Here’s a poem, not offered as an antidote to so many families, all over the globe, just solidarity.

Hope has holes

in its pockets. 

It leaves little

crumb trails

so that we, 

when anxious,

can follow it.

Hope’s secret: 

it doesn’t know

the destination–

it knows only

that all roads

begin with one 

foot in front

of the other.”

–Rosemerry Wahtola Trommer
Hardwick, Vermont

One Word.

Yesterday, I kept remembering when we took our youngest camping beside a pond when she was two. She pointed to a purple flower growing in the water and learned to say pickerel. For days, she practiced that word, pick-er-el, saying it slowly and carefully, over and over.

Fourteen years later, she’s mastered that name and much more, working for days last spring at what appeared to me to be pages of math. She won’t remember one bit of that trip, but it’s in her, still.

In the evening, my daughters disappear to go running. I wash up dishes, then sit outside near the garden and where the wilderness edges up behind our world, with milkweed and raspberry brambles.
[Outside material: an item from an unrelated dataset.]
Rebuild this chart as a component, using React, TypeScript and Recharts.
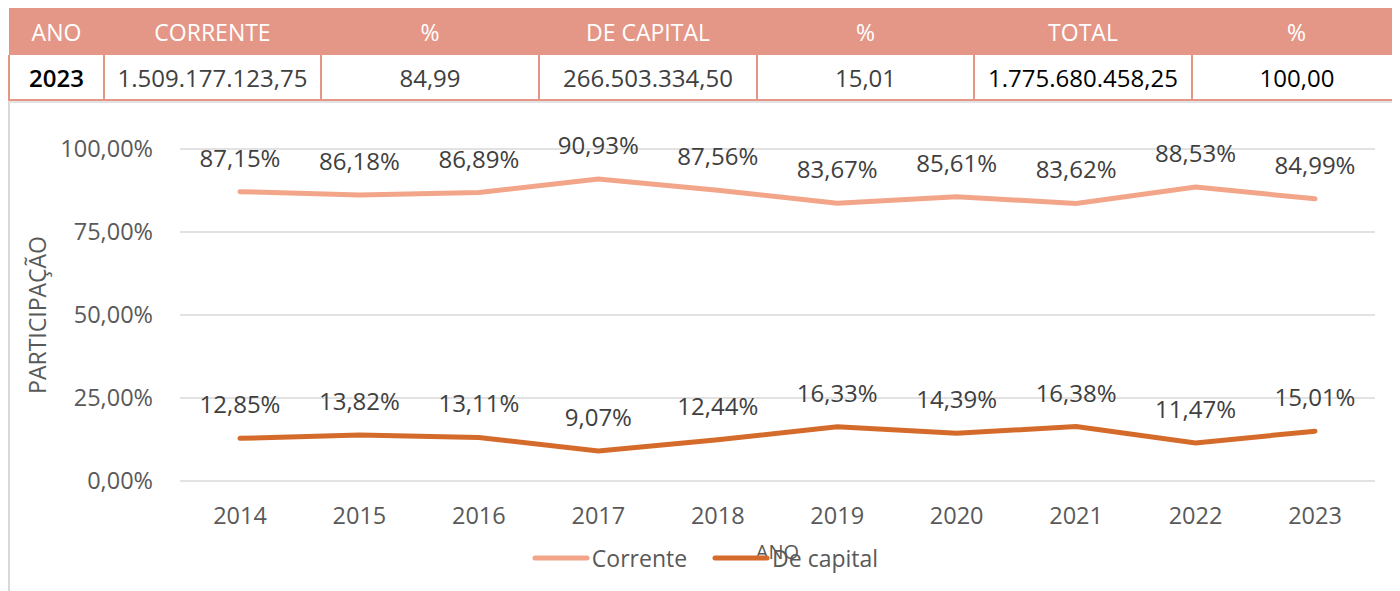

As the dusk filters in, I read. The late summer crickets chirp their songs, and the world keeps moving on and on at what it does.

Sunflowers. Japanese beetles in the green beans. Tomatoes red on the vine. The rich scent of the promise of rain moving in.

Come

Let us dine on barley grain

On a journey nowhere

— Bashō

So Much Water.

In the chilly August evening, my friend and I swim after dinner, while our families kick sand on the beach. We swim into the sunset, and I’m on the verge of shivering before we hit the ropes that mark off the swimming area.
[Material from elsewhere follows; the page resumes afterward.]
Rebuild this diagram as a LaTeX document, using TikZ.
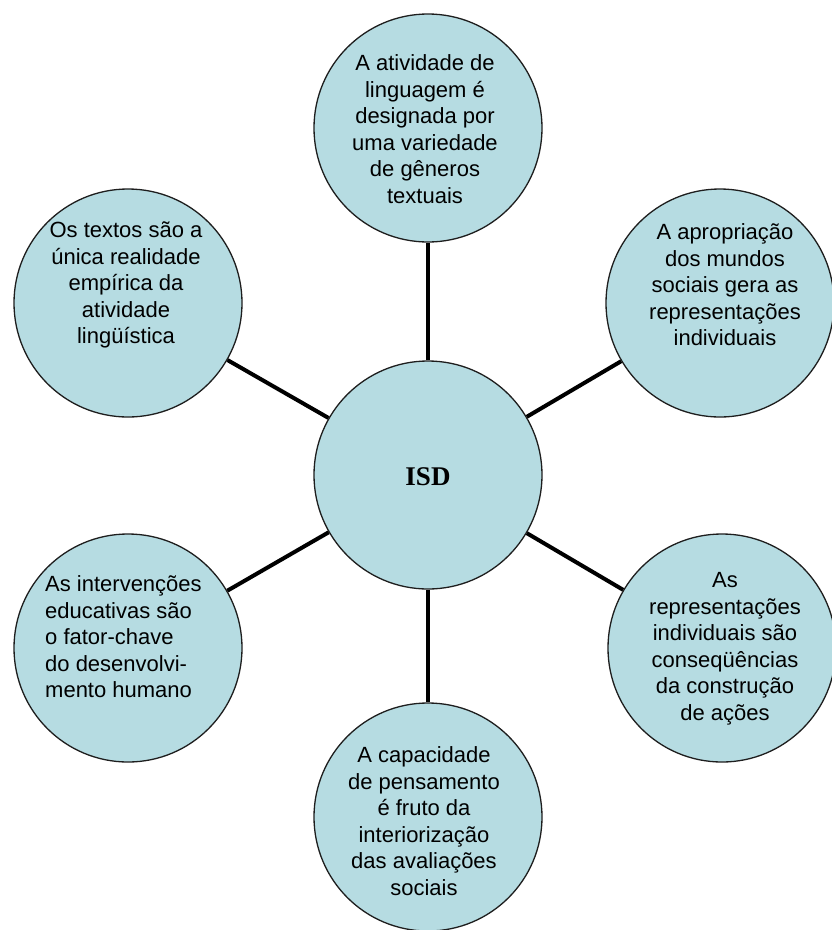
\documentclass[tikz,border=0pt]{standalone}
\usepackage{fontspec}
\setmainfont{Liberation Sans}
\newfontfamily\isdfont{Liberation Serif}
\definecolor{bubblefill}{RGB}{182,220,226}
\definecolor{bubbleline}{RGB}{30,30,30}
\begin{document}
\begin{tikzpicture}[x=1pt,y=-1pt,
  bubble/.style={circle, draw=bubbleline, line width=1.3pt, fill=bubblefill, minimum size=228pt, inner sep=0pt},
  txt/.style={align=center, inner sep=0pt, font=\fontsize{22}{26.5}\selectfont},
  conn/.style={line width=4pt, black}]
\useasboundingbox[fill=white] (0,0) rectangle (831,930);
% circles
\node[bubble] (c0) at (428,475) {};
\node[bubble] (c1) at (428,128) {};
\node[bubble] (c2) at (720,303) {};
\node[bubble] (c3) at (722,648) {};
\node[bubble] (c4) at (428,817) {};
\node[bubble] (c5) at (128,648) {};
\node[bubble] (c6) at (128,303) {};
% connectors
\draw[conn] (c0) -- (c1);
\draw[conn] (c0) -- (c2);
\draw[conn] (c0) -- (c3);
\draw[conn] (c0) -- (c4);
\draw[conn] (c0) -- (c5);
\draw[conn] (c0) -- (c6);
% texts
\node[font=\isdfont\bfseries\fontsize{27}{30}\selectfont, inner sep=0pt] (t0) at (428,477) {ISD};
\node[txt] (t1) at (425,129) {A atividade de\\linguagem é\\designada por\\uma variedade\\de gêneros\\textuais};
\node[txt] (t2) at (725,285) {A apropriação\\dos mundos\\sociais gera as\\representações\\individuais};
\node[txt] (t3) at (725,649) {As\\representações\\individuais são\\conseqüências\\da construção\\de ações};
\node[txt] (t4) at (424,821) {A capacidade\\de pensamento\\é fruto da\\interiorização\\das avaliações\\sociais};
\node[txt, align=left, anchor=west] (t5) at (45,637) {As intervenções\\educativas são\\o fator-chave\\do desenvolvi-\\mento humano};
\node[txt] (t6) at (126,285) {Os textos são a\\única realidade\\empírica da\\atividade\\lingüística};
\end{tikzpicture}
\end{document}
When we return, the beach has been emptied of everyone except our families, and a little girl who wanders, eating from a bag of potato chips while her mother reads a tablet. The breeze raises goosebumps on my skin, and I pull clothes over my wet swimming suit.

I ride home with my youngest, the seat warmer toasty, the car’s windows filled with the sunset’s iridescent strawberry.

She wants me to trust her driving. Because I am me, I feel all around us the coldness of autumn creeping in, and how that cold whispers its own story. This evening, though, I lean back in her car, my bare feet shedding sand on her floor, and let her drive.

A half moon rises over the hillside, the pearl color of shell’s interior.

Whither goest thou, America, in thy shiny car in the night?”

— Jack Kerouac
Greensboro, VT

Night Driving.

I had dinner with six other adults last night at a restaurant beneath a tent. Across the table from me, one man said he didn’t think he’d eaten with that number of people in, well, what seemed like forever.

Ditto, me.

I’d driven down I-91 along the Connecticut River to meet the team at Steerforth Press and talk about my book Unstitched that will be published in a month.

On my way home, I drove out of New Hampshire in the dark that had fallen while we were talking and telling stories. I drove away from the congestion of Dartmouth, and then north again, into the deepness of Vermont. The day was still humid and sticky with summer, and I left the windows open, while I listened to The New Yorker‘s Atul Gawande talk about the Delta Variant.

I remembered driving in the dark in my mid-twenties, alone, over the Continental Divide. At the top, I parked and stretched. Although it was summer then, too, the elevation’s chill made me shiver in my t-shirt and shorts. In the women’s room, drying my hands under a stream of hot air, I chatted with an elderly woman. Where she was going, and what she was doing, I’ve long since forgotten, but I remember stepping outside the little building with her and admiring the stars.

So many years later, I sped through the warm and velvety night.

At home, my daughters had left the little string of lights on in the living room, and the back porch lamp glowed. Our house, freshly painted white, glimmered a little as the clapboards rose above the woodpile and purple echinacea. The cats sat at the door, watching moths, or maybe waiting for me.

A few minutes early to New Hampshire yesterday, I walked through a park and discovered a community garden devoted almost exclusively to flowers. A woman and her dog paused and watched me admire the blossoms. The poodle suddenly stood up on its hind legs and barked a hello. I laughed. The woman nodded. Then she went her way, and I went mine.